Dölpopa’s Great Stūpa at Jomonang, Tibet
Dölpopa’s Great Stūpa at Jomonang, Tibet

1. Jonang

The Jonang is one of the schools of Tibetan Buddhism.

Its origins in Tibet can be traced to early 12th century master Yumo Mikyö Dorje, but became much wider known with the help of Dölpopa Sherab Gyaltsen (1292–1361), a monk originally trained in the Sakya School.

Jonang is particularly important in that it has preserved this complete Kālacakra system (which is now also practiced in other schools like Gelug, Kagyu and Nyingma).

The Jonang School was widely thought to have become extinct in the late 17th century at the hands of the 5th Dalai Lama, who forcibly annexed the Jonang Gompas (Tibetan-style monasteries) to his Gelug School, declaring them heretical.

The Jonang re-established their religio-political centre in Golok, Nakhi and Mongol areas of Kham and Amdo with the school's seat at Dzamthang Tsangwa Monastery and have continued practicing uninterrupted to this day.

An estimated 5 000 monks and nuns of the Jonang tradition practice today in these areas and at the edges of historic Gelug influence.

However, their teachings were limited to these regions until the Rimé movement of the 19th century encouraged the study of non-Gelug schools of thought and practice.

2. The Early Jonangpa

One of the Kashmiri scholar Somanātha’s disciples, the 11th century Kālacakra yogi Yumo Mikyö Dorje (b. 1027) is regarded as one of the earliest Tibetan teachers of a Shentong View - an understanding of the absolute radiant nature of reality.

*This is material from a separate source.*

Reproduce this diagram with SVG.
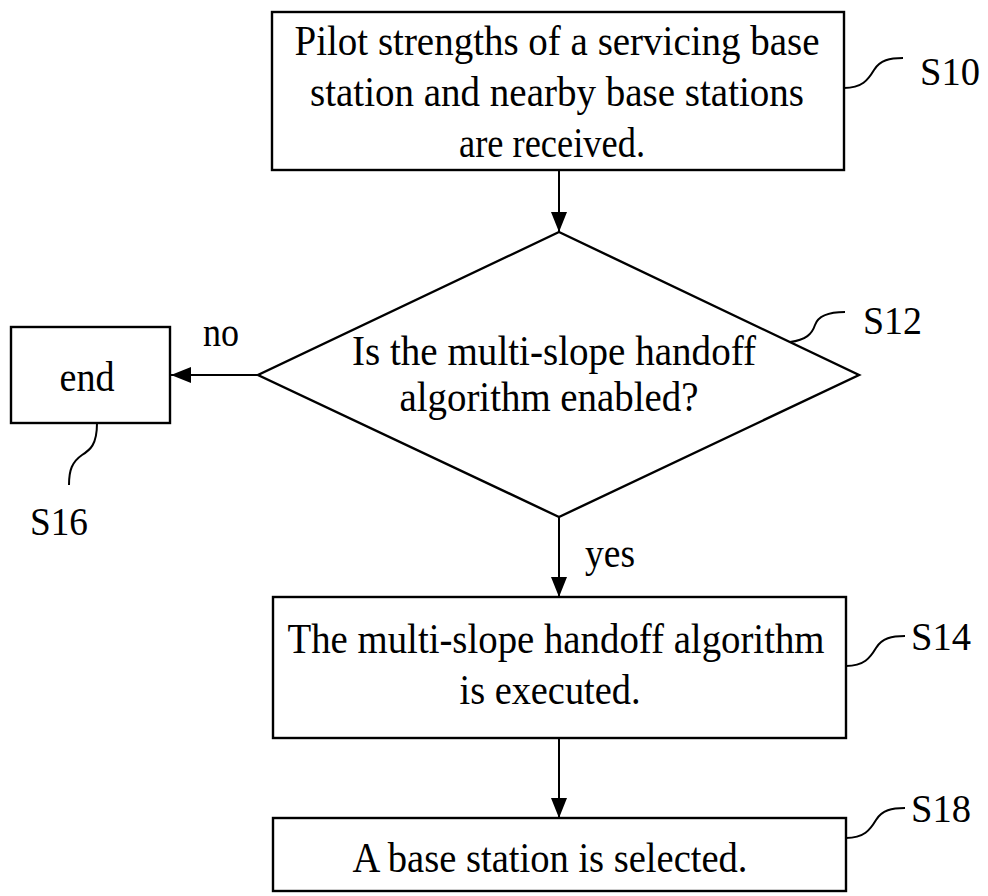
<svg xmlns="http://www.w3.org/2000/svg" width="988" height="896" viewBox="0 0 988 896">
<defs>
<style>
.box{fill:#fff;stroke:#000;stroke-width:2.4}
.t{font-family:"Liberation Serif","Times New Roman",serif;font-size:42px;fill:#000}
.lbl{font-family:"Liberation Serif","Times New Roman",serif;font-size:41px;fill:#000}
.c{text-anchor:middle}
.line{fill:none;stroke:#000;stroke-width:2}
.lead{fill:none;stroke:#000;stroke-width:2}
</style>
<marker id="ah" viewBox="0 0 20 16" refX="20" refY="8" markerWidth="20" markerHeight="16" markerUnits="userSpaceOnUse" orient="auto">
<path d="M0,0 L20,8 L0,16 Z" fill="#000"/>
</marker>
</defs>
<rect width="988" height="896" fill="#fff"/>
<g id="connectors">
<line class="line" x1="559" y1="170" x2="559" y2="232" marker-end="url(#ah)"/>
<line class="line" x1="258" y1="375" x2="171" y2="375" marker-end="url(#ah)"/>
<line class="line" x1="559" y1="517" x2="559" y2="597" marker-end="url(#ah)"/>
<line class="line" x1="559" y1="738" x2="559" y2="818" marker-end="url(#ah)"/>
<text class="t" x="203" y="346" textLength="36" lengthAdjust="spacingAndGlyphs">no</text>
<text class="t" x="585" y="567" textLength="50" lengthAdjust="spacingAndGlyphs">yes</text>
</g>
<g id="S10">
<rect class="box" x="272" y="12" width="572" height="158"/>
<text class="t c" x="557" y="55" textLength="525" lengthAdjust="spacingAndGlyphs">Pilot strengths of a servicing base</text>
<text class="t c" x="557" y="106" textLength="494" lengthAdjust="spacingAndGlyphs">station and nearby base stations</text>
<text class="t c" x="552" y="157" textLength="186" lengthAdjust="spacingAndGlyphs">are received.</text>
<path class="lead" d="M844,88 C862,88 868,80 874,70 C880,60 890,58 903,58"/>
<text class="lbl" x="920" y="85" textLength="60" lengthAdjust="spacingAndGlyphs">S10</text>
</g>
<g id="S12">
<polygon class="box" points="559,232 859,375 559,517 258,375"/>
<text class="t c" x="554" y="365" textLength="404" lengthAdjust="spacingAndGlyphs">Is the multi-slope handoff</text>
<text class="t c" x="549" y="411" textLength="299" lengthAdjust="spacingAndGlyphs">algorithm enabled?</text>
<path class="lead" d="M790,342 C806,340 812,334 815,325 C818,316 828,312 845,312"/>
<text class="lbl" x="863" y="334" textLength="59" lengthAdjust="spacingAndGlyphs">S12</text>
</g>
<g id="S16">
<rect class="box" x="11" y="327" width="159" height="96"/>
<text class="t c" x="87" y="391" textLength="55" lengthAdjust="spacingAndGlyphs">end</text>
<path class="lead" d="M97,423 C97,445 90,450 82,455 C72,462 69,470 69,485"/>
<text class="lbl" x="30" y="535" textLength="58" lengthAdjust="spacingAndGlyphs">S16</text>
</g>
<g id="S14">
<rect class="box" x="273" y="597" width="573" height="141"/>
<text class="t c" x="556" y="653" textLength="537" lengthAdjust="spacingAndGlyphs">The multi-slope handoff algorithm</text>
<text class="t c" x="550" y="704" textLength="181" lengthAdjust="spacingAndGlyphs">is executed.</text>
<path class="lead" d="M846,666 C864,666 870,658 876,648 C882,638 892,636 905,636"/>
<text class="lbl" x="911" y="650" textLength="60" lengthAdjust="spacingAndGlyphs">S14</text>
</g>
<g id="S18">
<rect class="box" x="273" y="818" width="573" height="73"/>
<text class="t c" x="550" y="872" textLength="395" lengthAdjust="spacingAndGlyphs">A base station is selected.</text>
<path class="lead" d="M846,838 C864,838 870,830 876,820 C882,810 892,808 905,808"/>
<text class="lbl" x="911" y="822" textLength="60" lengthAdjust="spacingAndGlyphs">S18</text>
</g>
</svg>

Emphasized within the Kālacakra Tantra and the Buddha's 3rd turning teachings on Buddha-nature, this view would later become emblematic of the Jonangpa.

From Yumo Mikyö Dorje onwards, the Dro lineage of the Kālacakra passed on through the lineage-holders Dharmeshvara, Namkha Odzer, Machig Tulku Jobum, Drubtob Sechen, Choje Jamyang Sarma and Choku Odzer.

In the year 1294, Choku Odzer's disciple, Künpang Thukje Tsondru (1243-1313) settled in the meditation caves on the mountains in the place called "Jomonang" in U-Tsang, South Central Tibet.

From that time onwards, the spiritual tradition associated with that place has been referred to as "Jonang,", and those who adhere to the practices that were preserved and transmitted at Jomonang have been known as the "Jonangpa."

The Jonang lineage continued on through the great masters Changsem Gyalwa Yeshe (1257-1320) and Yontan Gyatso (1260-1327).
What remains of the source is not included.